▶ _SHORT EXERCISE_:
In the entries below, find the lines that contain the word "code" and copy them.
---
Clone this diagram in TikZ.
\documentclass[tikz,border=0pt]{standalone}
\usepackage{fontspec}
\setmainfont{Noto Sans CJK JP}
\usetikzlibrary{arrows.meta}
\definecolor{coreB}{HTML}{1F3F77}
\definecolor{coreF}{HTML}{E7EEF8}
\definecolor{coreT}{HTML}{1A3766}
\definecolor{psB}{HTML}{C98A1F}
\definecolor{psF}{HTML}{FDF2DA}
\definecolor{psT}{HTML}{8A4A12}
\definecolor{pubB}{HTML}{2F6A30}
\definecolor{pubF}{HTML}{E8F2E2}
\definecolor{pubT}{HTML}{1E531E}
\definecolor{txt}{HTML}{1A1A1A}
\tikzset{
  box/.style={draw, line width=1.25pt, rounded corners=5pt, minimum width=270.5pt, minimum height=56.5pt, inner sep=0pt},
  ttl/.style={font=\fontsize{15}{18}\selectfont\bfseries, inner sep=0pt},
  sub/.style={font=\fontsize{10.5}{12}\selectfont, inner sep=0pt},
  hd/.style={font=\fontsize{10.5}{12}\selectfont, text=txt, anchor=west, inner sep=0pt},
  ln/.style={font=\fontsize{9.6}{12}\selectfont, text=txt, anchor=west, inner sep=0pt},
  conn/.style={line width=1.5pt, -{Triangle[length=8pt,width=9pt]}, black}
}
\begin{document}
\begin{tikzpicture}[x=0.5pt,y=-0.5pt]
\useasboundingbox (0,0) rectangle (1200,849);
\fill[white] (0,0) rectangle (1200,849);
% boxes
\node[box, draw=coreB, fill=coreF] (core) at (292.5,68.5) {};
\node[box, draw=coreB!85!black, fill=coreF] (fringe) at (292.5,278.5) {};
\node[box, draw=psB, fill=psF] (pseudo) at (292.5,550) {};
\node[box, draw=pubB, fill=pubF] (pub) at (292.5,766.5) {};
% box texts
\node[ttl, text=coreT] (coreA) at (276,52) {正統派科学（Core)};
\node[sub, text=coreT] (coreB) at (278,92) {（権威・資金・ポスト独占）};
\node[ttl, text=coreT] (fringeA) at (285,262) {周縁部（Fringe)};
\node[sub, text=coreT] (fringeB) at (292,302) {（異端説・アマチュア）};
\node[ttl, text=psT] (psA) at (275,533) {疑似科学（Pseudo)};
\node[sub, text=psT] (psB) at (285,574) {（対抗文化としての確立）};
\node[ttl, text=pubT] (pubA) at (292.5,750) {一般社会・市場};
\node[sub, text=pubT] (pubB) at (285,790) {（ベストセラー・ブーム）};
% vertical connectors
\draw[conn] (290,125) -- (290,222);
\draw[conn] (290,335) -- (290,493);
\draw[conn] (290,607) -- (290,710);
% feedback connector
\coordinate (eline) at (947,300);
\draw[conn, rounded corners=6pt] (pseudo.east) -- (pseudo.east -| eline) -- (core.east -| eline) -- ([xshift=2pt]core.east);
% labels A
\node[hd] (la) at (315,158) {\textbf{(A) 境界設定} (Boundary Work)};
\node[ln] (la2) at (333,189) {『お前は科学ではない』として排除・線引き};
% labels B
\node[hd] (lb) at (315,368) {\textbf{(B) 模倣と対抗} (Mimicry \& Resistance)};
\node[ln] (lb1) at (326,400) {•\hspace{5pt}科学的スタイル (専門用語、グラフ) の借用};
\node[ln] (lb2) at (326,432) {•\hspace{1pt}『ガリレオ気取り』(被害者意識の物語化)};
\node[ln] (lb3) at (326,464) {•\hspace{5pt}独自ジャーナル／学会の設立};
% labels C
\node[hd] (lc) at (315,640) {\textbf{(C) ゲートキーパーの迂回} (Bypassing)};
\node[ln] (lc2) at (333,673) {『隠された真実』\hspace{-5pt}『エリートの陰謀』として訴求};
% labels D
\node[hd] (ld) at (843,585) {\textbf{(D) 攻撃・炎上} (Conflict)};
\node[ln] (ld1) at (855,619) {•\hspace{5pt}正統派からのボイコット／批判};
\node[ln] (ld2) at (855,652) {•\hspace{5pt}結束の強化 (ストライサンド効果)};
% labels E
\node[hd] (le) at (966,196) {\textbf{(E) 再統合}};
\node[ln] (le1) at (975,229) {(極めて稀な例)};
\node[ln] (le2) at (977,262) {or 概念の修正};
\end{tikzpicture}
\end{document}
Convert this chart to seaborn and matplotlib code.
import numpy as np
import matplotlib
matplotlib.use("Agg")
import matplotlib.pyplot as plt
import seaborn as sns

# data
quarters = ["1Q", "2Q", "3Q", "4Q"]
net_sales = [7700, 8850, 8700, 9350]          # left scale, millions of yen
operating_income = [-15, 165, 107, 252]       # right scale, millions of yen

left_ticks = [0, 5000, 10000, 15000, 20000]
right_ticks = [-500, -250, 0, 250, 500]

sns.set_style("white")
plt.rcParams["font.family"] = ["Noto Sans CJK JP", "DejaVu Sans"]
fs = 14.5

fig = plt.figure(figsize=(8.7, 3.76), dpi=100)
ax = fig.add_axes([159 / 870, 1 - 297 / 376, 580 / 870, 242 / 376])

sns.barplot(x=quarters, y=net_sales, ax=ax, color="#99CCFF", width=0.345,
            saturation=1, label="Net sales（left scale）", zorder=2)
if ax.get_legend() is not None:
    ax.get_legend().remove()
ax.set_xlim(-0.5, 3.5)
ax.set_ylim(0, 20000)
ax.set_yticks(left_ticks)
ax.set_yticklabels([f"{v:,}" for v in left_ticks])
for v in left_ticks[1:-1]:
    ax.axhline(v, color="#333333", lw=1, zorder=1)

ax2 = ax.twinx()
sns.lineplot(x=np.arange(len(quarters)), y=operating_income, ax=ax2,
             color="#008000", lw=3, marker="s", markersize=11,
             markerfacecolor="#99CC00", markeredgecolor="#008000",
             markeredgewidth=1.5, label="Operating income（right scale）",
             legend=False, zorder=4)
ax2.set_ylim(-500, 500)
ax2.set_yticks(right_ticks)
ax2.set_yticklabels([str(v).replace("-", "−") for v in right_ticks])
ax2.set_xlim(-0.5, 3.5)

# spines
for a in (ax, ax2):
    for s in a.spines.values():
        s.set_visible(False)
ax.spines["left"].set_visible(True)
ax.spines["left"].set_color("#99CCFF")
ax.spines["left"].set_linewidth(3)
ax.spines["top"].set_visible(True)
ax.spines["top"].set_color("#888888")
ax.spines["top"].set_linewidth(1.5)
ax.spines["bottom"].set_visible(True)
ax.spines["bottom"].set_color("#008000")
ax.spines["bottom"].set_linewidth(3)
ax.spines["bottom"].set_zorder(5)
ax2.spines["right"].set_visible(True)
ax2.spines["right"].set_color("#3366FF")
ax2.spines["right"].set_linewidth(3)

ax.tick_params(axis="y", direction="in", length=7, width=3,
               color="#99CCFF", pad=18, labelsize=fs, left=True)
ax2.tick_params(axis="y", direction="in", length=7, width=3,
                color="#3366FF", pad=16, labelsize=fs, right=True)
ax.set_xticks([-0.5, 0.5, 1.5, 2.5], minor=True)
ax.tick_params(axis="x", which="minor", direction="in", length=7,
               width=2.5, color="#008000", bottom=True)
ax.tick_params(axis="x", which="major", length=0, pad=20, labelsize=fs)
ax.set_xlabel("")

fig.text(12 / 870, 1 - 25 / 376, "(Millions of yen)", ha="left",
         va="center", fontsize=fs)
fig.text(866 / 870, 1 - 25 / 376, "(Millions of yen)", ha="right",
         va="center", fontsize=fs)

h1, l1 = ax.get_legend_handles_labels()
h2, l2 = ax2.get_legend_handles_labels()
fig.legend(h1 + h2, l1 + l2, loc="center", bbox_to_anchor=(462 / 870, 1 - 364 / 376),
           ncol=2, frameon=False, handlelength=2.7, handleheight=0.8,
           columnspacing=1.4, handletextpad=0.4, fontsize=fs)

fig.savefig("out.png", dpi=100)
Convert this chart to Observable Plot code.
---
▶ _EXERCISE OUTPUT_:
Convert this chart to seaborn and matplotlib code.
Convert this chart to Observable Plot code.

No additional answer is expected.